By the same reasoning $|B_i|\ge 2|B_{i-1}|+1$ for all $i=2,\dots ,n$. Combined with $\ell \ge 2|B_n|+1$ this leads to $\ell \ge 2^n-1$. Hence the initial universal sequence has length $\ell +1\ge 2^n$.

On the other hand for each $n$ there are universal sequences ${\beta }_n$ with terms in $\{1,2,\dots ,n\}$ and length $2^n$. If $n=1$ set ${\beta }_1=1,1$ (the length is $2=2^1$). Suppose that ${\beta }_{n-1}$ is a universal sequence with terms in $\{1,2,\dots ,n-1\}$ and length $2^{n-1}$. Write $n$ in front of every term of ${\beta }_{n-1}$. The obtained sequence ${\beta }_n$ has terms in $\{1,2,\dots ,n\}$ and length $2^n$. In addition ${\beta }_n$ is universal. Indeed replacing the final $1$ by $n$ yields a smooth sequence (starting and ending with $n$). Replace the final $1$ by $i\in \{1,\dots ,n-1\}$; let ${\beta }_n^{\prime }$ be the new sequence.

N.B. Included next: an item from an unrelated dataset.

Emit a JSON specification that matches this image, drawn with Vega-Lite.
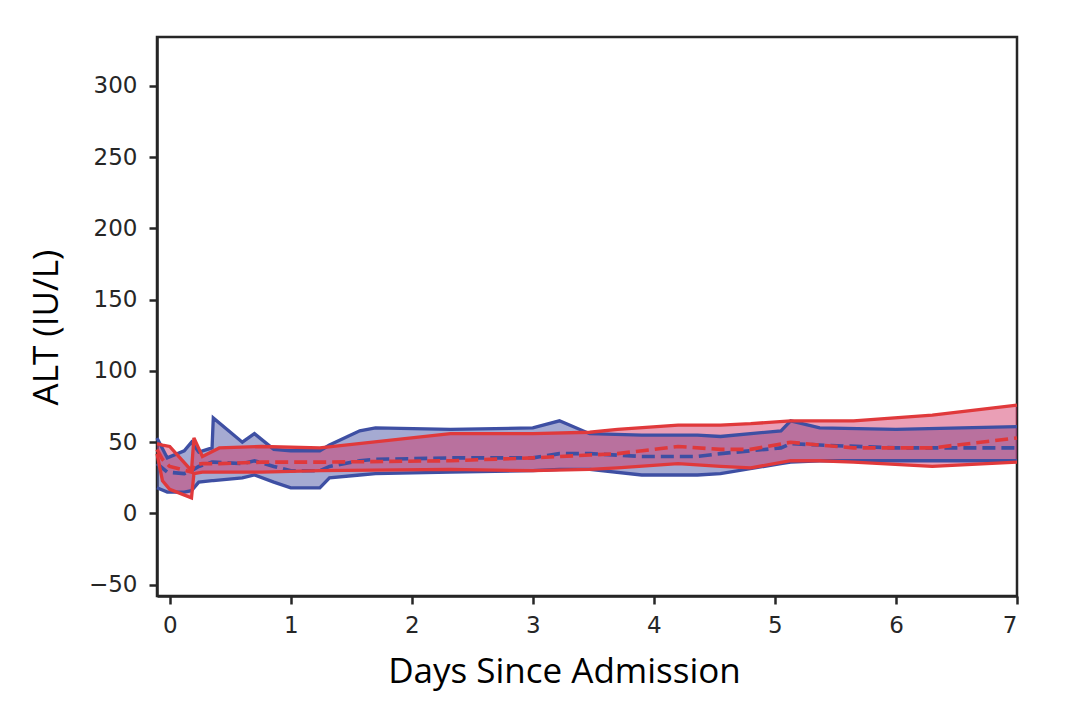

Suppose that the final $1$ in ${\beta }_{n-1}$ is also replaced by $i$. Then the resulting sequence would start and end with a block $a_1,a_2,\dots ,a_m,i$ with $a_j\in \{1,\dots ,n-1\}$. By the definition of ${\beta }_n$ then ${\beta }_n^{\prime }$ starts and ends with $n,a_1,n,a_2,\dots ,n,a_m,n,i$, meaning that it is smooth. This completes the inductive construction and the proof.